Let's look at the query execution plan for this query, by prepending it with the EXPLAIN keyword. This is the result:

[0] [Projection] players_200million.email, avg(playstats.currentscore)
 \_[1] [Aggregate] GroupBy: [players_200million.email] Aggregates: [avg(playstats.currentscore)]
    \_[2] [Projection] players_200million.email, playstats.currentscore
       \_[3] [Join] Mode: Inner [(players_200million.playerid = playstats.playerid)]
          \_[4] [StoredTable] Name: 'players_200million', used 2/10 column(s) FACT
          \_[5] [Projection] playstats.playerid, playstats.currentscore
             \_[6] [Predicate] (playstats.gameid = 1), (playstats.tournamentid < 5)
                \_[7] [StoredTable] Name: 'playstats', used 4/13 column(s) FACT

You can see that in this case, we are first filtering the playstats table (by gameid and tournamentid ), then we are performing the join with the players_200million table, and then we are aggregating the revenue email . On a small engine, this takes about 1.9 seconds. Looking in engine_query_history, it scans 189 million rows.

Step 2: Implement Deep Filtering

Based on the initial filter applied to one table, extend this filter to reduce the number of rows in the join table. This involves adding a subquery that selects relevant entries based on the existing condition.

Example SQL code:

SELECT p2.email,avg(currentscore) AS avg_low_level_score
FROM playstats ps 
INNER JOIN players_200million p2 
	ON ps.playerid = p2.playerid
WHERE gameid = 1 AND ps.tournamentid < 5 
-- apply deep filter
AND p2.playerid IN (SELECT DISTINCT playerid FROM playstats WHERE gameid = 1 AND tournamentid < 5 )
GROUP BY ALL

Step 3: Evaluate the Impact

After implementing deep filters, assess the performance improvement. Check the execution plan, engine_query_history, and the execution time and the volume of data processed. This step is crucial to validate the effectiveness of the deep filters.

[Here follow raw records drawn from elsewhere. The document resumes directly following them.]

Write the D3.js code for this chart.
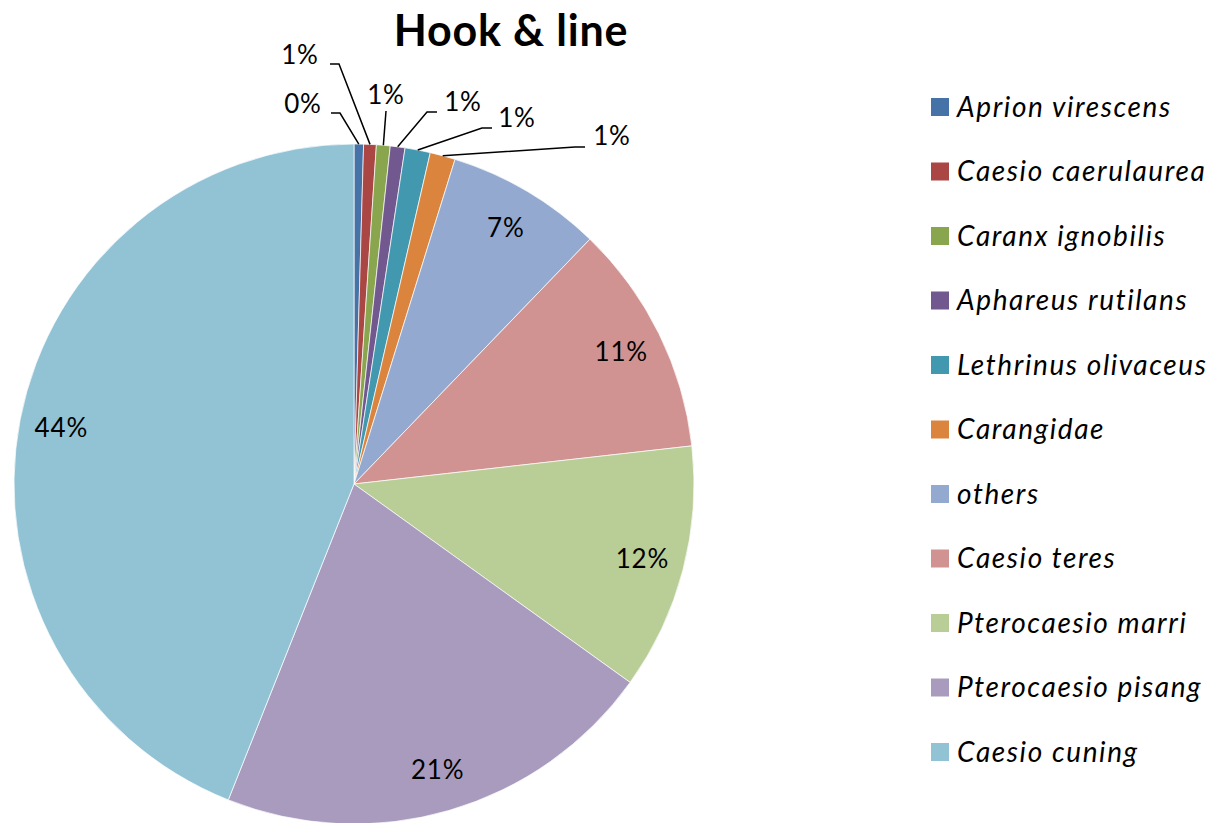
<!DOCTYPE html>
<html><head><meta charset="utf-8">
<script src="https://cdn.jsdelivr.net/npm/d3@7"></script>
<style>body{margin:0;background:#fff}svg{display:block}</style>
</head><body>
<svg id="c" width="1208" height="823"></svg>
<script>
const categories = ["Aprion virescens","Caesio caerulaurea","Caranx ignobilis","Aphareus rutilans","Lethrinus olivaceus","Carangidae","others","Caesio teres","Pterocaesio marri","Pterocaesio pisang","Caesio cuning"];
const values = [0.45,0.6,0.65,0.7,1.2,1.2,7.4,11.0,11.7,21.1,43.95];
const colors = ["#4572A7","#AA4643","#89A54E","#71588F","#4198AF","#DB843D","#93A9CF","#D19392","#B9CD96","#A99BBD","#91C3D5"];
const title = "Hook & line";
// callout label layout for the small slices (label centre, elbow end)
const callouts = [
  {i:0, lx:303, ly:104, ex:340, ey:113},
  {i:1, lx:300, ly:55,  ex:339, ey:64},
  {i:2, lx:386, ly:95,  ex:386, ey:111},
  {i:3, lx:463, ly:102, ex:427, ey:112},
  {i:4, lx:517, ly:118, ex:482, ey:128},
  {i:5, lx:612, ly:136, ex:575, ey:147}
];

const svg = d3.select("#c");
const cx = 354, cy = 484, R = 340;
const font = "Lato, 'Liberation Sans', sans-serif";
const total = d3.sum(values);
const pct = v => Math.round(v / total * 100) + "%";

const pie = d3.pie().sort(null).value(d => d)(values);
const arc = d3.arc().innerRadius(0).outerRadius(R);
const labelArc = d3.arc().innerRadius(298).outerRadius(298);
const edgeArc = d3.arc().innerRadius(R).outerRadius(R);

const g = svg.append("g").attr("transform", `translate(${cx},${cy})`);
g.selectAll("path").data(pie).join("path")
  .attr("d", arc).attr("fill", (d,i) => colors[i])
  .attr("stroke", "#fff").attr("stroke-width", 0.7);

g.selectAll("text.in").data(pie.filter(d => d.index >= 6)).join("text")
  .attr("class","in")
  .attr("transform", d => `translate(${labelArc.centroid(d)})`)
  .attr("text-anchor","middle").attr("dy","0.35em")
  .attr("font-family", font).attr("font-size", 26).attr("letter-spacing", 0.8).attr("fill","#000")
  .text(d => pct(d.value));

callouts.forEach(c => {
  const d = pie[c.i];
  const [px, py] = edgeArc.centroid(d);
  const line = c.ex === c.lx
    ? [[c.ex - cx, c.ey - cy], [px, py]]
    : [[(c.ex > c.lx ? c.ex - 9 : c.ex + 10) - cx, c.ey - cy], [c.ex - cx, c.ey - cy], [px, py]];
  g.append("path").attr("d", d3.line()(line))
    .attr("fill","none").attr("stroke","#000").attr("stroke-width",1.5);
  svg.append("text").attr("x", c.lx).attr("y", c.ly).attr("dy","0.35em")
    .attr("text-anchor","middle").attr("font-family", font).attr("font-size", 26).attr("letter-spacing", 0.8)
    .text(pct(d.value));
});

svg.append("text").attr("x", 511).attr("y", 31).attr("dy","0.35em")
  .attr("text-anchor","middle").attr("font-family", font).attr("font-weight","bold")
  .attr("font-size", 43).attr("letter-spacing", 0.8).text(title);

const y = d3.scalePoint().domain(categories).range([107, 752]);
const lg = svg.append("g");
lg.selectAll("rect").data(categories).join("rect")
  .attr("x", 931).attr("y", d => y(d) - 9).attr("width", 18).attr("height", 18)
  .attr("fill", (d,i) => colors[i]);
lg.selectAll("text").data(categories).join("text")
  .attr("x", 957).attr("y", d => y(d)).attr("dy","0.35em")
  .attr("font-family", font).attr("font-style","italic").attr("font-size", 28).attr("letter-spacing", 1.6)
  .text(d => d);
</script>
</body></html>
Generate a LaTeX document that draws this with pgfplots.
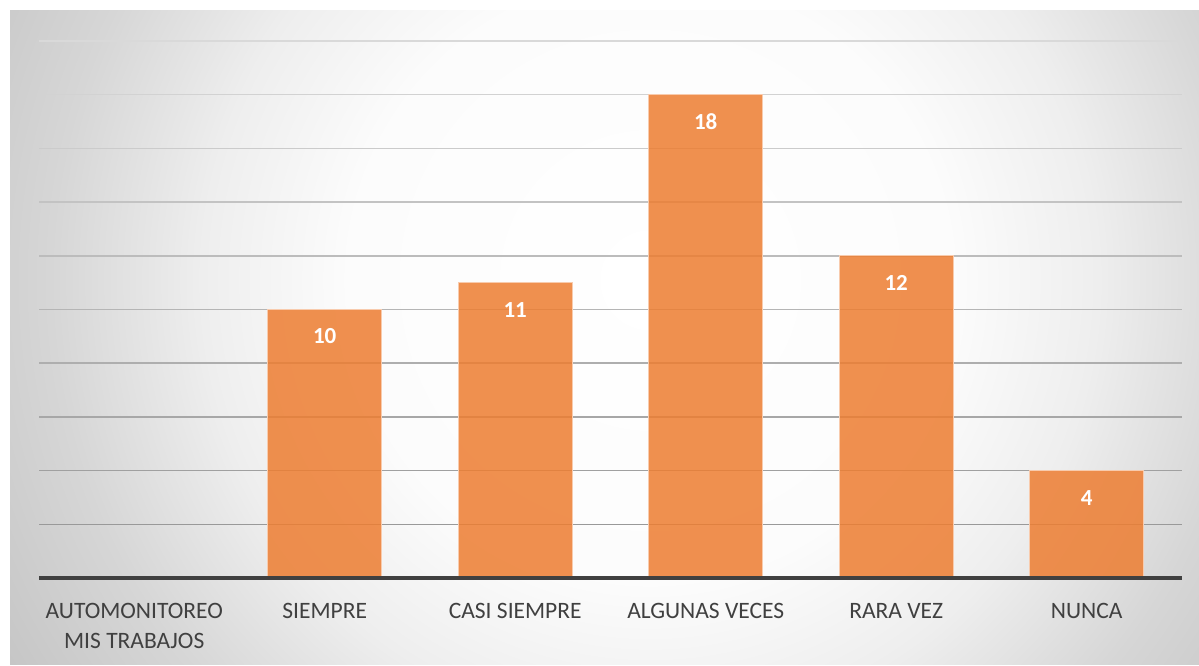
\documentclass[border=0pt]{standalone}
\usepackage{pgfplots}
\pgfplotsset{compat=1.18}
\usepackage{fontspec}
\setmainfont{Carlito}

\definecolor{barfill}{HTML}{ED7D31}
\definecolor{baredge}{HTML}{F8CBAD}
\definecolor{labgray}{HTML}{404040}
\definecolor{bgA}{HTML}{FCFCFC}
\definecolor{bgB}{HTML}{EEEEEE}
\definecolor{bgC}{HTML}{D6D6D6}
\definecolor{bgD}{HTML}{C0C0C0}
% the path's bounding box maps onto the central 50bp of the shading
\pgfdeclareradialshading{bgshade}{\pgfpoint{0bp}{0bp}}{%
  color(0bp)=(white); color(9.4bp)=(bgA); color(14bp)=(bgB);
  color(18.75bp)=(bgC); color(25bp)=(bgD); color(50bp)=(bgD)}

\begin{document}
\begin{tikzpicture}
\path[use as bounding box] (0,0) rectangle (1199pt,665pt);
% background panel
\begin{scope}
  \clip (10pt,1pt) rectangle (1199pt,654pt);
  \shade[shading=bgshade] (650pt,385pt) circle (800pt);
\end{scope}

\begin{axis}[
  at={(39pt,87pt)}, anchor=south west,
  scale only axis, width=1143pt, height=537pt,
  xmin=-0.5, xmax=5.5, ymin=0, ymax=20,
  axis x line*=bottom, axis y line=none,
  x axis line style={draw=none},
  xtick={0,...,5},
  xticklabels={{AUTOMONITOREO\\MIS TRABAJOS}, SIEMPRE, CASI SIEMPRE, ALGUNAS VECES, RARA VEZ, NUNCA},
  xticklabel style={align=center, font=\fontsize{23.5}{30}\selectfont,
    text=labgray, anchor=north, yshift=-22pt},
  major tick length=0pt,
  ytick=\empty,
  clip=false,
  /pgf/number format/assume math mode=true,
]
% grid lines, darker towards the bottom
\pgfplotsinvokeforeach{2,4,...,20}{
  \draw[line width=1.5pt, color=black!\fpeval{40-(#1-2)*25/18}]
    (axis cs:-0.5,#1) -- (axis cs:5.5,#1);
}

\addplot[ybar, bar width=114pt, fill=barfill, fill opacity=0.85,
  draw=baredge, line width=1pt,
  nodes near coords,
  every node near coord/.append style={anchor=center, yshift=-27pt,
    font=\bfseries\fontsize{23}{28}\selectfont, text=white, text opacity=1}]
coordinates {(1,10) (2,11) (3,18) (4,12) (5,4)};

\draw[line width=4pt, color=labgray] (axis cs:-0.5,0) -- (axis cs:5.5,0);
\end{axis}
\end{tikzpicture}
\end{document}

Let's look at the query execution plan for this query, by prepending it with the EXPLAIN keyword. This is the result:

[0] [Projection] players_200million.email, avg(playstats.currentscore)
 \_[1] [Aggregate] GroupBy: [players_200million.email] Aggregates: [avg(playstats.currentscore)]
    \_[2] [Projection] players_200million.email, playstats.currentscore
       \_[3] [Join] Mode: Inner [(players_200million.playerid = playstats.playerid)]
          \_[4] [Join] Mode: Semi [(players_200million.playerid = playstats.playerid)]
          |  \_[5] [StoredTable] Name: 'players_200million', used 2/10 column(s) FACT
          |  \_[6] [Projection] playstats.playerid
          |     \_[7] [Predicate] (playstats.gameid = 1), (playstats.tournamentid < 5)
          |        \_[8] [StoredTable] Name: 'playstats', used 3/13 column(s) FACT
          \_[9] [Projection] playstats.playerid, playstats.currentscore
             \_[10] [Predicate] (playstats.gameid = 1), (playstats.tournamentid < 5)
                \_[11] [StoredTable] Name: 'playstats', used 4/13 column(s) FACT	

You can see that in this case, we are able to do a semi-join with the join with the players_200million table, reducing the number of rows to be considered. On a small engine, this takes about .9 seconds. Looking in engine_query_history, it scans 278 thousand rows.

Important note

Note that while deep filters are usually a very effective optimization technique, there are also edge cases where they can harm the performance of the query. This usually occurs on large datasets where the additional deep filter isn't as selective and adds more time to the total execution of the query because of inefficient pruning.